Formé aux métiers du livre à Paris où il fait à l'occasion quelques fresques sur les murs métropolitains, c'est véritablement au cours de ses voyages en Amérique latine qu'il se forme à la création plastique : le sens des couleurs et leur asservissement au regard au milieu de la cohue humaine dans le cœur de Sao Paolo et si possible au pied d'une pile de pont, l'ennui de la ligne droite parmi les grandes diagonales des avenues de la Cordoba argentine ou le clair-obscur à l'ombre miroitante des gratte-ciels crasseux de Panama City.

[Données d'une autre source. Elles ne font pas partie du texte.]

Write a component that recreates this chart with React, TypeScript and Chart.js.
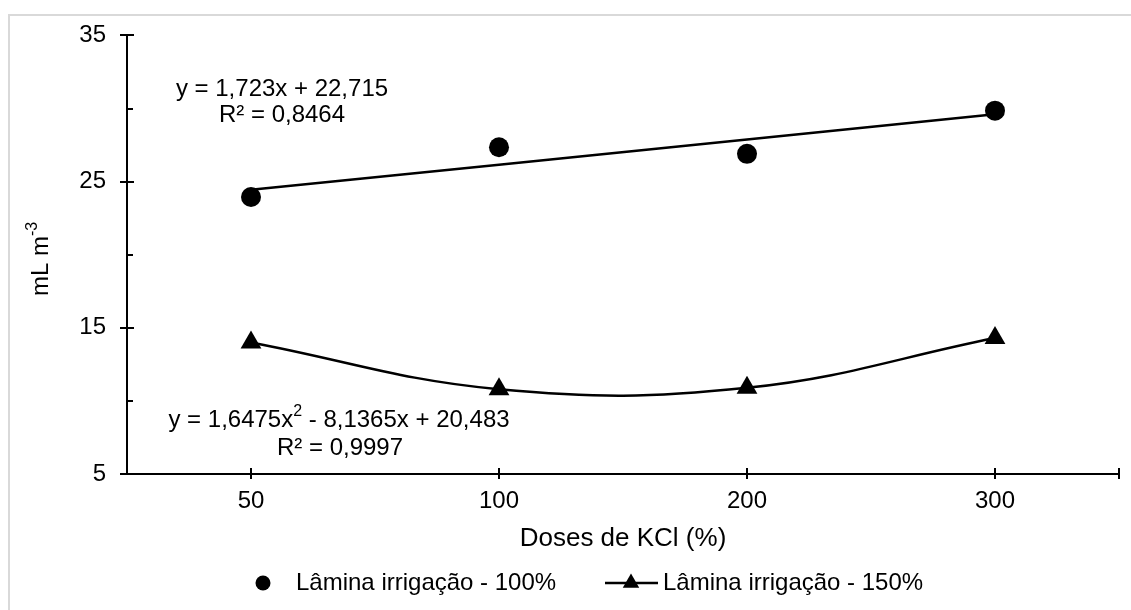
import React, { useEffect, useRef } from 'react';
import { Chart, registerables } from 'chart.js';

Chart.register(...registerables);

// ---- data ----
const doses = ['50', '100', '200', '300'];
const dosePositions = [1, 2, 3, 4];
const lamina100 = [23.95, 27.35, 26.9, 29.85];
const trend100 = [24.44, 26.16, 27.88, 29.61];
const lamina150 = [14.0, 10.8, 10.9, 14.3];
const yTicks = [5, 15, 25, 35];
const yMinorTicks = [10, 20, 30];
const xTickPositions = [1, 2, 3, 4, 4.5];
const seriesLabels = ['Lâmina irrigação - 100%', 'Lâmina irrigação - 150%'];
const eq100Lines = ['y = 1,723x + 22,715', 'R² = 0,8464'];
const eq150Parts = ['y = 1,6475x', '2', ' - 8,1365x + 20,483'];
const eq150R2 = 'R² = 0,9997';
const xTitle = 'Doses de KCl (%)';
const yTitleParts = ['mL m', '-3'];

const FONT = '"Liberation Sans", Arial, Helvetica, sans-serif';
const f = (s: number) => `${s}px ${FONT}`;

const customPlugin = {
  id: 'custom',
  beforeDraw(chart: any) {
    const ctx = chart.ctx;
    ctx.save();
    ctx.strokeStyle = '#d9d9d9';
    ctx.lineWidth = 2;
    ctx.beginPath();
    ctx.moveTo(9, 610);
    ctx.lineTo(9, 15);
    ctx.lineTo(1131, 15);
    ctx.stroke();
    ctx.restore();
  },
  afterDraw(chart: any) {
    const ctx = chart.ctx;
    const xs = chart.scales.x;
    const ys = chart.scales.y;
    const ax = xs.getPixelForValue(0.5);
    const ay = ys.getPixelForValue(5);
    ctx.save();
    ctx.strokeStyle = '#000';
    ctx.lineWidth = 2;
    ctx.beginPath();
    yTicks.forEach((v) => {
      const p = Math.round(ys.getPixelForValue(v));
      ctx.moveTo(ax - 7, p);
      ctx.lineTo(ax + 7, p);
    });
    yMinorTicks.forEach((v) => {
      const p = Math.round(ys.getPixelForValue(v));
      ctx.moveTo(ax, p);
      ctx.lineTo(ax + 6, p);
    });
    xTickPositions.forEach((v) => {
      const p = Math.round(xs.getPixelForValue(v));
      ctx.moveTo(p, ay - 6);
      ctx.lineTo(p, ay + 5);
    });
    ctx.stroke();

    ctx.fillStyle = '#000';
    ctx.textBaseline = 'middle';

    // equation 100%
    ctx.font = f(24);
    ctx.textAlign = 'center';
    ctx.fillText(eq100Lines[0], 282, 89);
    ctx.fillText(eq100Lines[1], 282, 115);

    // equation 150% with superscript
    ctx.textAlign = 'left';
    ctx.font = f(24);
    const w0 = ctx.measureText(eq150Parts[0]).width;
    const w2 = ctx.measureText(eq150Parts[2]).width;
    ctx.font = f(16);
    const w1 = ctx.measureText(eq150Parts[1]).width;
    const total = w0 + w1 + w2;
    const sx = 339 - total / 2;
    ctx.font = f(24);
    ctx.fillText(eq150Parts[0], sx, 420);
    ctx.font = f(16);
    ctx.fillText(eq150Parts[1], sx + w0, 412);
    ctx.font = f(24);
    ctx.fillText(eq150Parts[2], sx + w0 + w1, 420);
    ctx.textAlign = 'center';
    ctx.fillText(eq150R2, 340, 448);

    // y title rotated
    ctx.save();
    ctx.translate(41, 259);
    ctx.rotate(-Math.PI / 2);
    ctx.textAlign = 'left';
    ctx.font = f(24);
    const tw0 = ctx.measureText(yTitleParts[0]).width;
    ctx.font = f(16);
    const tw1 = ctx.measureText(yTitleParts[1]).width;
    const tx = -(tw0 + tw1) / 2;
    ctx.font = f(24);
    ctx.fillText(yTitleParts[0], tx, 0);
    ctx.font = f(16);
    ctx.fillText(yTitleParts[1], tx + tw0, -8);
    ctx.restore();

    // legend
    const ly = 583;
    ctx.beginPath();
    ctx.arc(263, ly, 7.5, 0, Math.PI * 2);
    ctx.fill();
    ctx.font = f(24);
    ctx.textAlign = 'left';
    ctx.fillText(seriesLabels[0], 296, ly);
    ctx.lineWidth = 2.5;
    ctx.beginPath();
    ctx.moveTo(605, ly);
    ctx.lineTo(658, ly);
    ctx.stroke();
    const r = 9.5;
    ctx.beginPath();
    ctx.moveTo(631, ly - r);
    ctx.lineTo(631 + r * Math.sin((2 * Math.PI) / 3), ly - r * Math.cos((2 * Math.PI) / 3));
    ctx.lineTo(631 - r * Math.sin((2 * Math.PI) / 3), ly - r * Math.cos((2 * Math.PI) / 3));
    ctx.closePath();
    ctx.fill();
    ctx.fillText(seriesLabels[1], 663, ly);
    ctx.restore();
  },
};

export default function App() {
  const ref = useRef<HTMLCanvasElement | null>(null);
  useEffect(() => {
    if (!ref.current) return;
    const chart = new Chart(ref.current, {
      type: 'scatter',
      data: {
        datasets: [
          {
            label: seriesLabels[0],
            data: dosePositions.map((x, i) => ({ x, y: lamina100[i] })),
            showLine: false,
            pointStyle: 'circle',
            pointRadius: 10,
            pointBackgroundColor: '#000',
            pointBorderColor: '#000',
            pointBorderWidth: 0,
          },
          {
            label: 'trend100',
            data: dosePositions.map((x, i) => ({ x, y: trend100[i] })),
            showLine: true,
            borderColor: '#000',
            borderWidth: 2.5,
            pointRadius: 0,
          },
          {
            label: seriesLabels[1],
            data: dosePositions.map((x, i) => ({ x, y: lamina150[i] })),
            showLine: true,
            tension: 0.4,
            borderColor: '#000',
            borderWidth: 2.5,
            pointStyle: 'triangle',
            pointRadius: 12,
            pointBackgroundColor: '#000',
            pointBorderColor: '#000',
            pointBorderWidth: 0,
          },
        ],
      },
      options: {
        animation: false,
        responsive: false,
        devicePixelRatio: 1,
        layout: { padding: { top: 33, right: 6, left: 0, bottom: 0 } },
        plugins: { legend: { display: false }, tooltip: { enabled: false } },
        scales: {
          x: {
            type: 'linear',
            min: 0.5,
            max: 4.5,
            afterFit: (s: any) => {
              s.height = 136;
              s.paddingLeft = 0;
              s.paddingRight = 0;
            },
            afterBuildTicks: (s: any) => {
              s.ticks = [0.5, ...xTickPositions].map((v) => ({ value: v }));
            },
            ticks: {
              autoSkip: false,
              maxRotation: 0,
              padding: 13,
              color: '#000',
              font: { size: 24, family: FONT },
              callback: (v: any) => {
                const i = dosePositions.indexOf(Number(v));
                return i >= 0 ? doses[i] : '';
              },
            },
            grid: { display: false, drawTicks: false },
            border: { display: true, color: '#000', width: 2 },
            title: {
              display: true,
              text: xTitle,
              color: '#000',
              font: { size: 26, family: FONT },
              padding: { top: 0, bottom: 56 },
            },
          },
          y: {
            min: 5,
            max: 35,
            afterFit: (s: any) => {
              s.width = 127;
            },
            afterBuildTicks: (s: any) => {
              s.ticks = yTicks.map((v) => ({ value: v }));
            },
            ticks: {
              padding: 21,
              color: '#000',
              font: { size: 24, family: FONT },
            },
            grid: { display: false, drawTicks: false },
            border: { display: true, color: '#000', width: 2 },
          },
        },
      },
      plugins: [customPlugin],
    });
    return () => chart.destroy();
  }, []);
  return (
    <div style={{ position: 'absolute', left: 0, top: 0, width: 1131, height: 610, background: '#fff' }}>
      <canvas ref={ref} width={1131} height={610} style={{ display: 'block', width: 1131, height: 610 }} />
    </div>
  );
}
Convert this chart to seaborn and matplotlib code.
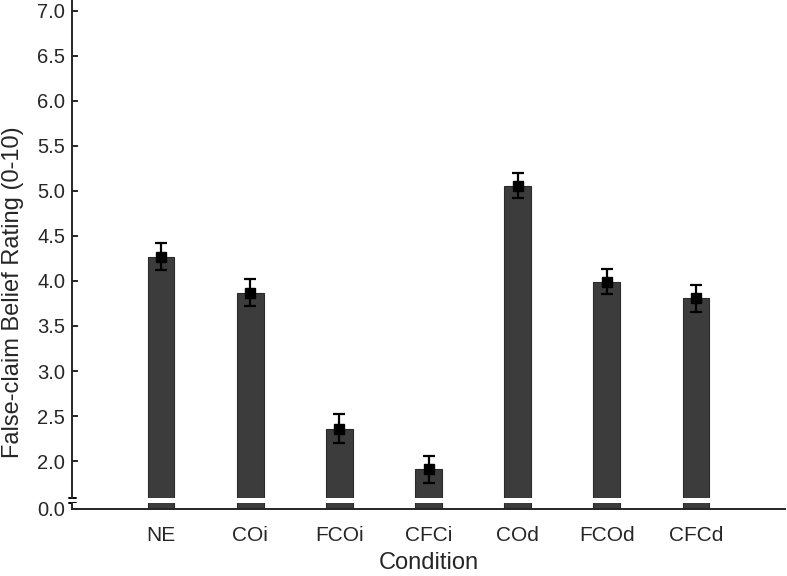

Il redécouvre Montpellier et sa lumière méridionale en 2008 pour s'y fixer et rejoint très vite le collectif de l'Atelier du Nord, un des étendards artistiques du quartier montpelliérain de Figuerolles. C'est au sein de l'atelier qu'il va entamer cet épluchage systématique des murs montpelliérains de leurs couches d'affiches.
S'emparant du " lacéré anonyme " cher à R. Hains et J. Villéglé dès les années soixante, de cet accident qui fait se rencontrer les trames de couleurs et de textes des affiches pour créer, par déchirement spontané, un paysage pictural sur les murs même de la ville, Mathieu Renault creuse toujours plus encore les couches de papiers pour leur faire rendre toute leur poésie : elles sont les mues de la ville:
" Le besoin d'arracher ses peaux à la ville relève aussi de la même impulsion que celle qui nous fait ramasser et garder au creux de la main le plus beau galet de notre promenade le long de la mer. Même lorsque ce qui nous entoure, cette réalité par exemple, est aussi laid que possible, il nous faut nous en saisir pour y découvrir les beautés recelées. A portée de main créatrice, j'arrache ses épaisseurs d'affiches à la rue. Parce que le papier déjà imprimé, une fois laissé à lui-même dans le cœur urbain, s'imprime encore de tout ce qui s'y passe.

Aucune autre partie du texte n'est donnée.